• [RECORDED DATA]
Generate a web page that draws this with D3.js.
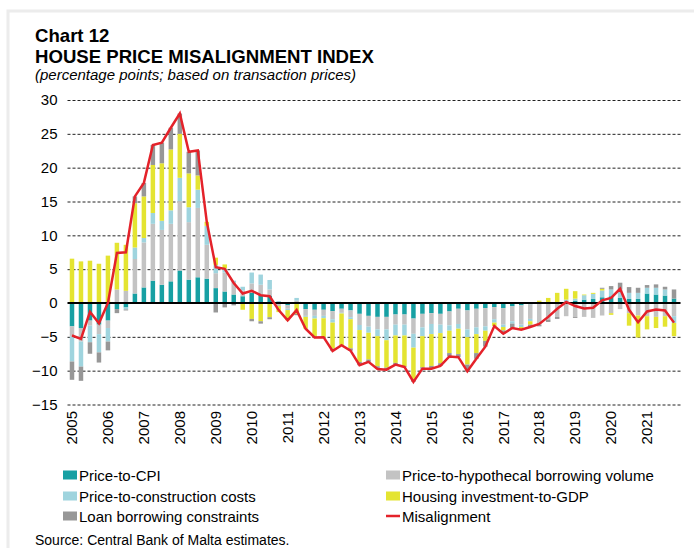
<!DOCTYPE html>
<html>
<head>
<meta charset="utf-8">
<script src="https://cdn.jsdelivr.net/npm/d3@7"></script>
<style>
  html, body { margin: 0; padding: 0; background: #ffffff; }
  svg { display: block; font-family: "Liberation Sans", Arial, sans-serif; }
</style>
</head>
<body>
<script>
// ---------------- DATA ----------------
const years = ["2005","2006","2007","2008","2009","2010","2011","2012","2013","2014","2015","2016","2017","2018","2019","2020","2021"];
const quarterNames = ["Q1","Q2","Q3","Q4"];
const quarters = years.flatMap(y => quarterNames.map(q => y + q));
const yTicks = [-15, -10, -5, 0, 5, 10, 15, 20, 25, 30];

const priceToCPI = [
  -3.45,-3.7,-2.6,-3.2, -2.6,-0.9,-0.65,1.4, 2.3,3.3,2.7,3.2, 4.8,3.45,3.8,3.6,
  2.2,1.7,1.25,1.0, 1.5,1.2,1.1,-0.15, -0.35,0,-0.9,-1.0, -1.0,-1.2,-0.85,-1.1,
  -1.6,-1.9,-2.05,-2.05, -1.7,-1.7,-2.3,-1.6, -1.5,-1.6,-1.25,-0.85, -1.1,-0.85,-0.75,-0.6,
  -0.75,-0.5,-0.35,-0.2, 0,0,0,0.15, 0.35,0.5,0.6,0.85, 1.0,0.75,0.6,0.6, 1.4,1.25,1.1,0.65
];
const priceToBorrowing = [
  -1.5,-2.0,-0.75,-1.4, -1.1,2.0,1.8,5.1, 6.65,8.4,8.1,8.5, 10.25,8.5,10.25,5.0,
  2.2,2.8,1.85,0.85, 1.4,1.5,0.9,-0.3, -0.5,0.35,-1.0,-0.9, -0.9,-1.2,-0.6,-1.0,
  -1.65,-1.6,-1.85,-1.85, -1.5,-1.5,-2.25,-2.0, -1.6,-1.6,-2.05,-2.25, -2.8,-2.75,-2.7,-1.8,
  -2.45,-2.2,-2.85,-2.15, -3.2,-2.45,-2.05,-1.95, -2.05,-2.05,-2.2,-1.85, -1.5,-0.9,-1.5,-1.85, -1.95,-2.05,-1.95,-1.95
];
const priceToConstruction = [
  -3.7,-3.7,-2.45,-2.7, -2.0,0,-0.3,1.7, 0.65,1.6,1.35,2.0, 3.45,2.2,2.7,2.8,
  1.2,0.6,0.2,0.55, 1.6,1.5,1.4,0.3, -0.2,0.4,-0.15,-0.4, -0.35,-0.5,-0.1,-0.3,
  -0.75,-0.9,-1.0,-1.6, -1.6,-1.6,-2.05,-1.3, -1.5,-1.25,-0.8,-0.7, -1.15,-1.0,-0.65,-0.5,
  -0.35,-0.35,-0.35,-0.35, 0,0,0,0.35, 0.3,0.65,0.75,1.0, 1.0,1.25,0.9,0.9, 0.85,1.0,0.9,-1.0
];
const housingInvestment = [
  6.55,6.15,6.25,5.8, 7.0,6.9,6.8,6.55, 6.15,7.1,8.5,9.0, 6.5,5.0,2.1,0.6,
  1.1,0.6,0,-1.0, -2.35,-2.7,-2.1,-0.9, -1.5,-1.6,-1.75,-2.6, -2.8,-3.85,-4.7,-4.3,
  -4.7,-3.95,-4.45,-4.05, -4.05,-4.55,-4.7,-4.6, -4.7,-4.45,-3.3,-3.75, -4.05,-2.8,-1.5,-0.5,
  -0.5,0,-0.4,-0.5, 0.35,0.75,1.5,1.6, 1.1,0.1,0.15,0.25, -0.25,0,-1.85,-3.25, -1.95,-1.65,-1.55,-1.95
];
const loanConstraints = [
  -2.7,-2.1,-1.7,-1.5, -1.3,-0.6,-0.15,1.0, 2.0,2.95,3.05,3.2, 3.0,3.2,3.7,0,
  -1.4,-0.65,-0.35,0, -0.35,-0.35,-0.3,0, 0,-0.2,0,-0.2, 0,-0.35,0,-0.35,
  -0.5,-0.35,-0.4,-0.3, -0.25,-0.1,-0.35,-0.2, -0.4,-0.4,-0.5,-0.45, -1.0,-0.85,-0.85,0,
  -0.5,-0.65,0,-0.35, -0.25,-0.35,-0.3,0, -0.15,0,0,0.15, 0.5,1.0,0.85,0.75, 0.4,0.5,0.4,1.35
];
const misalignment = [
  -4.8,-5.3,-1.3,-3.0, 0.0,7.4,7.5,15.75, 17.75,23.35,23.7,25.9, 28.0,22.35,22.55,12.0,
  5.3,5.05,2.95,1.4, 1.8,1.15,1.0,-1.05, -2.55,-1.05,-3.8,-5.1, -5.05,-7.1,-6.25,-7.05,
  -9.2,-8.7,-9.75,-9.85, -9.1,-9.45,-11.65,-9.7, -9.7,-9.3,-7.9,-8.0, -10.1,-8.25,-6.45,-3.4,
  -4.55,-3.7,-3.95,-3.55, -3.1,-2.05,-0.85,0.15, -0.45,-0.8,-0.7,0.4, 0.75,2.1,-1.0,-2.85, -1.25,-0.95,-1.1,-2.9
];

const seriesNames = ["Price-to-CPI","Price-to-hypothecal borrowing volume","Price-to-construction costs","Housing investment-to-GDP","Loan borrowing constraints"];
const seriesValues = [priceToCPI, priceToBorrowing, priceToConstruction, housingInvestment, loanConstraints];
const seriesColors = ["#17a0a3","#c3c3c3","#9fd4de","#e4e431","#979797"];
const lineName = "Misalignment";
const lineColor = "#e4222a";

// ---------------- CHART ----------------
const W = 694, H = 548;
const svg = d3.select("body").append("svg").attr("width", W).attr("height", H);

// frame
svg.append("rect").attr("x", 8).attr("y", 11).attr("width", 720).attr("height", 600)
  .attr("fill", "none").attr("stroke", "#ececec").attr("stroke-width", 3);

// titles
svg.append("text").attr("x", 35).attr("y", 42).attr("font-size", 18.6).attr("font-weight", "bold").attr("fill", "#000").text("Chart 12");
svg.append("text").attr("x", 35).attr("y", 63).attr("font-size", 18.6).attr("font-weight", "bold").attr("fill", "#000").text("HOUSE PRICE MISALIGNMENT INDEX");
svg.append("text").attr("x", 35).attr("y", 80).attr("font-size", 15).attr("font-style", "italic").attr("fill", "#000").text("(percentage points; based on transaction prices)");

const plotLeft = 67.5, plotRight = 678.5;
const x = d3.scaleBand().domain(quarters).range([plotLeft, plotRight]).paddingInner(0.5).paddingOuter(0.25);
const y = d3.scaleLinear().domain([-15, 30]).range([404.5, 100]);

// y axis + gridlines
const yAxis = svg.append("g").attr("transform", `translate(${plotLeft},0)`)
  .call(d3.axisLeft(y).tickValues(yTicks).tickSize(-(plotRight - plotLeft + 2)).tickPadding(10).tickFormat(d3.format("d")));
yAxis.select(".domain").remove();
yAxis.selectAll(".tick line").attr("stroke", "#222").attr("stroke-width", 1).attr("stroke-dasharray", "3,2")
  .attr("opacity", d => d === 0 ? 0 : 1);
yAxis.selectAll(".tick text").attr("font-size", 15).attr("fill", "#000").attr("font-family", "Liberation Sans, Arial, sans-serif");

// stacked bars
const rows = quarters.map((q, i) => {
  const r = { q };
  seriesNames.forEach((s, k) => r[s] = seriesValues[k][i]);
  return r;
});
const stacked = d3.stack().keys(seriesNames).offset(d3.stackOffsetDiverging)(rows);

const gBars = svg.append("g");
stacked.forEach((layer, k) => {
  gBars.append("g").attr("fill", seriesColors[k])
    .selectAll("rect").data(layer).join("rect")
    .attr("x", d => x(d.data.q))
    .attr("width", x.bandwidth())
    .attr("y", d => y(Math.max(d[0], d[1])))
    .attr("height", d => Math.abs(y(d[0]) - y(d[1])));
});

// zero line
svg.append("line").attr("x1", plotLeft).attr("x2", plotRight + 2).attr("y1", y(0)).attr("y2", y(0))
  .attr("stroke", "#000").attr("stroke-width", 2);

// misalignment line
const line = d3.line().x((d, i) => x(quarters[i]) + x.bandwidth() / 2).y(d => y(d));
svg.append("path").datum(misalignment).attr("d", line)
  .attr("fill", "none").attr("stroke", lineColor).attr("stroke-width", 2.5).attr("stroke-linejoin", "miter");

// x labels (years at Q1)
const gx = svg.append("g");
years.forEach(yr => {
  const cx = x(yr + "Q1") + x.bandwidth() / 2;
  gx.append("text").attr("transform", `translate(${cx},411) rotate(-90)`)
    .attr("text-anchor", "end").attr("dy", "0.35em").attr("font-size", 15).attr("fill", "#000").text(yr);
});

// legend
const legendItems = [
  { name: seriesNames[0], color: seriesColors[0], type: "rect", col: 0, row: 0 },
  { name: seriesNames[1], color: seriesColors[1], type: "rect", col: 1, row: 0 },
  { name: seriesNames[2], color: seriesColors[2], type: "rect", col: 0, row: 1 },
  { name: seriesNames[3], color: seriesColors[3], type: "rect", col: 1, row: 1 },
  { name: seriesNames[4], color: seriesColors[4], type: "rect", col: 0, row: 2 },
  { name: lineName, color: lineColor, type: "line", col: 1, row: 2 }
];
const colX = [63, 386], rowY = [475, 496, 516];
const gl = svg.append("g");
legendItems.forEach(it => {
  const lx = colX[it.col], ly = rowY[it.row];
  if (it.type === "rect") {
    gl.append("rect").attr("x", lx).attr("y", ly - 4.5).attr("width", 14).attr("height", 9).attr("fill", it.color);
  } else {
    gl.append("line").attr("x1", lx).attr("x2", lx + 14).attr("y1", ly).attr("y2", ly).attr("stroke", it.color).attr("stroke-width", 2.5);
  }
  gl.append("text").attr("x", lx + 16).attr("y", ly + 5.5).attr("font-size", 15).attr("fill", "#000").text(it.name);
});

// source
svg.append("text").attr("x", 35).attr("y", 545).attr("font-size", 14).attr("fill", "#000").text("Source: Central Bank of Malta estimates.");
</script>
</body>
</html>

• [TASK PROMPT] Make an exact copy of the lines from the top of the material through the line with "20, 25, 30];", pictures excluded.

• [OUTPUT]
Generate a web page that draws this with D3.js.
<!DOCTYPE html>
<html>
<head>
<meta charset="utf-8">
<script src="https://cdn.jsdelivr.net/npm/d3@7"></script>
<style>
  html, body { margin: 0; padding: 0; background: #ffffff; }
  svg { display: block; font-family: "Liberation Sans", Arial, sans-serif; }
</style>
</head>
<body>
<script>
// ---------------- DATA ----------------
const years = ["2005","2006","2007","2008","2009","2010","2011","2012","2013","2014","2015","2016","2017","2018","2019","2020","2021"];
const quarterNames = ["Q1","Q2","Q3","Q4"];
const quarters = years.flatMap(y => quarterNames.map(q => y + q));
const yTicks = [-15, -10, -5, 0, 5, 10, 15, 20, 25, 30];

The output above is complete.